▶ **WORK INSTRUCTIONS**: Extract all lines containing "matplotlib".
----
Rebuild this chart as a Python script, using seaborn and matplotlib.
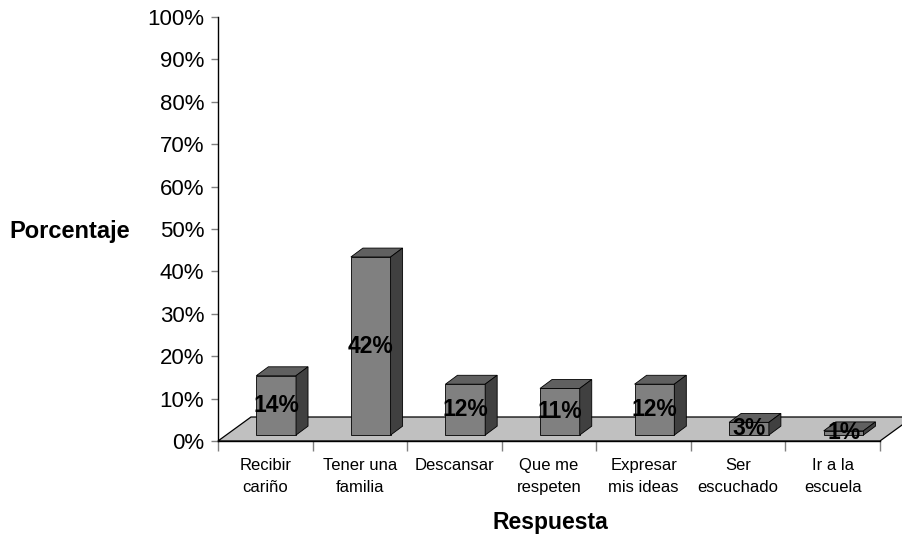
import numpy as np
import pandas as pd
import matplotlib
matplotlib.use("Agg")
import matplotlib.pyplot as plt
from matplotlib.patches import Polygon
import seaborn as sns

# data
categories = ["Recibir\ncariño", "Tener una\nfamilia", "Descansar", "Que me\nrespeten",
              "Expresar\nmis ideas", "Ser\nescuchado", "Ir a la\nescuela"]
values = [14, 42, 12, 11, 12, 3, 1]
y_ticks = list(range(0, 101, 10))

df = pd.DataFrame({"Respuesta": categories, "Porcentaje": values})

sns.set_theme(style="white")
plt.rcParams["font.family"] = ["Liberation Sans", "DejaVu Sans"]
plt.rcParams["text.color"] = "black"
plt.rcParams["axes.labelcolor"] = "black"
plt.rcParams["xtick.labelcolor"] = "black"
plt.rcParams["ytick.labelcolor"] = "black"

fig = plt.figure(figsize=(9.03, 5.38), dpi=100)
ax = fig.add_axes([218 / 903, 1 - 441 / 538, 662 / 903, 424 / 538])

# pseudo-3d settings (data units)
bar_w = 0.42
shift_x = 0.115     # bars sit inside the floor
base_y = 1.4
dx, dy = 0.127, 2.1  # bar depth
fdx, fdy = 0.349, 5.66  # floor depth

# front faces
sns.barplot(data=df, x="Respuesta", y="Porcentaje", ax=ax, width=bar_w,
            color="#808080", saturation=1, edgecolor="black", linewidth=0.6,
            zorder=3)
bars = list(ax.containers[0])

# floor
floor = Polygon([(-0.5, 0), (6.5, 0), (6.5 + fdx, fdy), (-0.5 + fdx, fdy)],
                closed=True, facecolor="#c0c0c0", edgecolor="black", lw=0.9,
                zorder=1, clip_on=False)
ax.add_patch(floor)

for p, v in zip(bars, values):
    p.set_x(p.get_x() + shift_x)
    p.set_y(base_y)
    x0 = p.get_x()
    x1 = x0 + p.get_width()
    top = base_y + p.get_height()
    top_face = Polygon([(x0, top), (x1, top), (x1 + dx, top + dy), (x0 + dx, top + dy)],
                       closed=True, facecolor="#606060", edgecolor="black", lw=0.6,
                       zorder=3, clip_on=False)
    side_face = Polygon([(x1, base_y), (x1 + dx, base_y + dy), (x1 + dx, top + dy), (x1, top)],
                        closed=True, facecolor="#404040", edgecolor="black", lw=0.6,
                        zorder=3, clip_on=False)
    ax.add_patch(top_face)
    ax.add_patch(side_face)
    ax.text(x0 + p.get_width() / 2, base_y + v / 2, f"{v}%", ha="center", va="center",
            fontsize=16.5, fontweight="bold", color="black", zorder=5)

ax.set_xlim(-0.5, 6.5)
ax.set_ylim(0, 100)
ax.set_yticks(y_ticks)
ax.set_yticklabels([f"{t}%" for t in y_ticks], fontsize=16)
ax.tick_params(axis="y", left=True, length=5, width=1, color="#808080", pad=5)

ax.set_xticks(range(len(categories)))
ax.set_xticklabels(categories, fontsize=12, linespacing=1.55)
ax.set_xticks(np.arange(-0.5, 7, 1), minor=True)
ax.tick_params(axis="x", which="major", length=0, pad=12.5)
ax.tick_params(axis="x", which="minor", bottom=True, length=7, width=1, color="#808080")

for s in ["top", "right"]:
    ax.spines[s].set_visible(False)
ax.spines["left"].set_color("black")
ax.spines["left"].set_linewidth(1)
ax.spines["bottom"].set_color("black")
ax.spines["bottom"].set_linewidth(1)

ax.set_ylabel("Porcentaje", rotation=0, fontsize=17, fontweight="bold", ha="center", va="center")
ax.yaxis.set_label_coords(-0.2236, 0.493)
ax.set_xlabel("Respuesta", fontsize=16.5, fontweight="bold", ha="center", va="center")
ax.xaxis.set_label_coords(0.5015, -0.193)

fig.savefig("out.png", dpi=100)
----
▶ **WORKED SOLUTION**:
Rebuild this chart as a Python script, using seaborn and matplotlib.
import matplotlib
matplotlib.use("Agg")
import matplotlib.pyplot as plt
from matplotlib.patches import Polygon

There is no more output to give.